INDIANAPOLIS — Indiana hospitals have been working under a new normal. For transplant teams, there’s an added step to make sure organ donations are safe.
Since Indiana’s first confirmed coronavirus case on March 6, there have been 35 organ donors and 131 organ transplants.
CBS4’s Beairshelle Edmé is speaking one man who received his kidney in the middle of a pandemic.
“She came down. She saw me for 2 minutes before surgery,” described, Adam Crozier of Auburn. “She saw me 5 minutes after the surgery and went home until I was released from the hospital because that’s all she could do.”
For better or worse, in sickness and health, usually means you’re there every step of the way for your spouse.
“It really limited, limited support, I suppose,” he said.
Crozier had a kidney transplant on April 24, one day before his birthday. In the middle of pandemic and on one of his life-changing days of his life, his wife could only be there for 7 minutes.
“My nephrologist just said, ‘Hey, it’s time!’ We waited as long as we could,” he explained.
His kidneys had been failing since 6th grade, but with several drugs and procedures, Crozier managed his kidney failure, until this year.
“I knew (the call) for sure wasn’t going to come for a little while ’cause — we had been sort of advised they weren’t doing any kidney transplants or many for a few weeks,” he detailed.
Even though the federal government made transplants essential, when the coronavirus hit, some Indiana hospitals temporarily stopped them. Organ recovery coordinators, like Emily Martyn, needed to evaluate COVID-19’s impact on a potential donor.
“I think initially there was some uneasiness with everyone going into hospitals,” Martyn told FOX59.
Quickly, there have been changes to the day-to day process, including more testing so that patients, like Crozier, can get an organ transplant.
“It’s standardized. Every donor is tested for COVID-19 and UNOS kind of changed how we report infectious diseases to include COVID-19 on that report,” she explained.
A person has to test negative to donate, and only 1 organ recovery coordinator is at the hospital to minimize staff at the facility.
There’s also no on-site coordinator for recovering patients, instead a post-op video is played for them.

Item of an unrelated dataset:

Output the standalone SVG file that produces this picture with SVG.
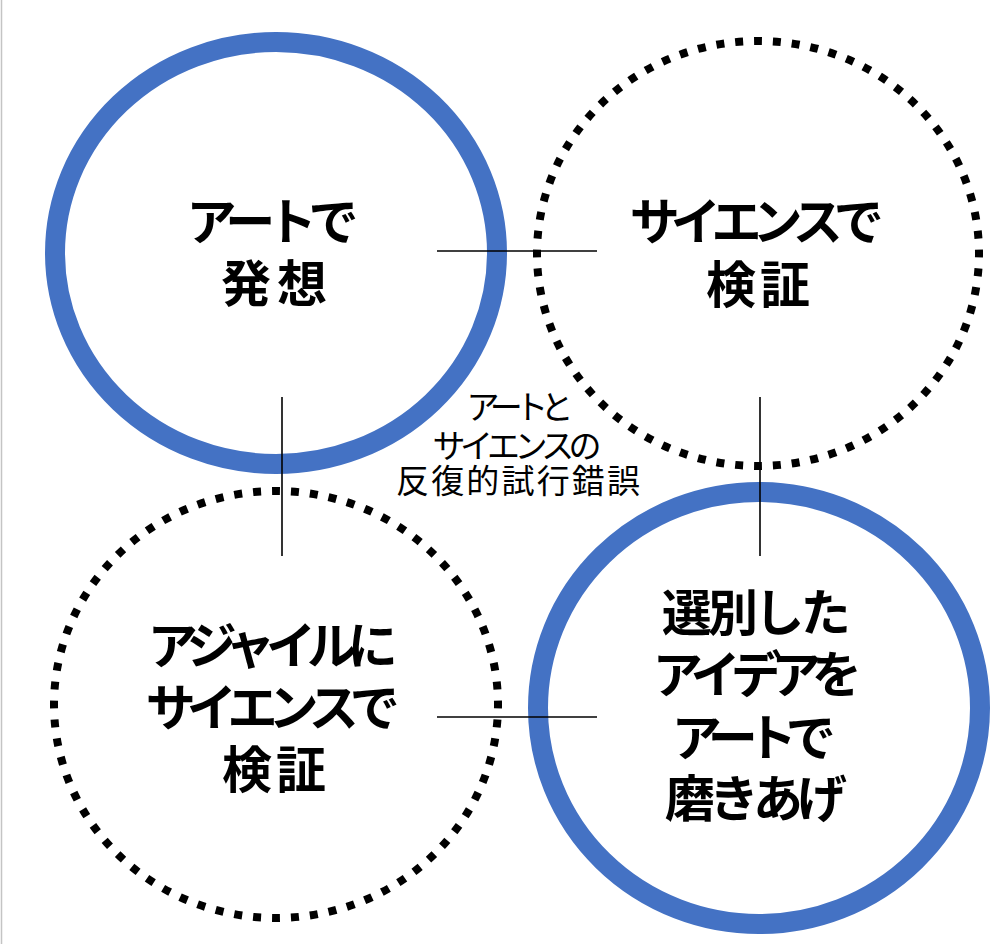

“I don’t know what it’s like obviously when its not a pandemic, but in my opinion, it went really smooth and happy with how it went given the circumstances,” Crozier said.
The Indiana Donor Network wants to reassure Hoosiers on the waiting list that transplants haven’t slowed down.
In fact, they’ve gone from a 24 to 48 hours recovery turnaround to 12 hours with these new protocols.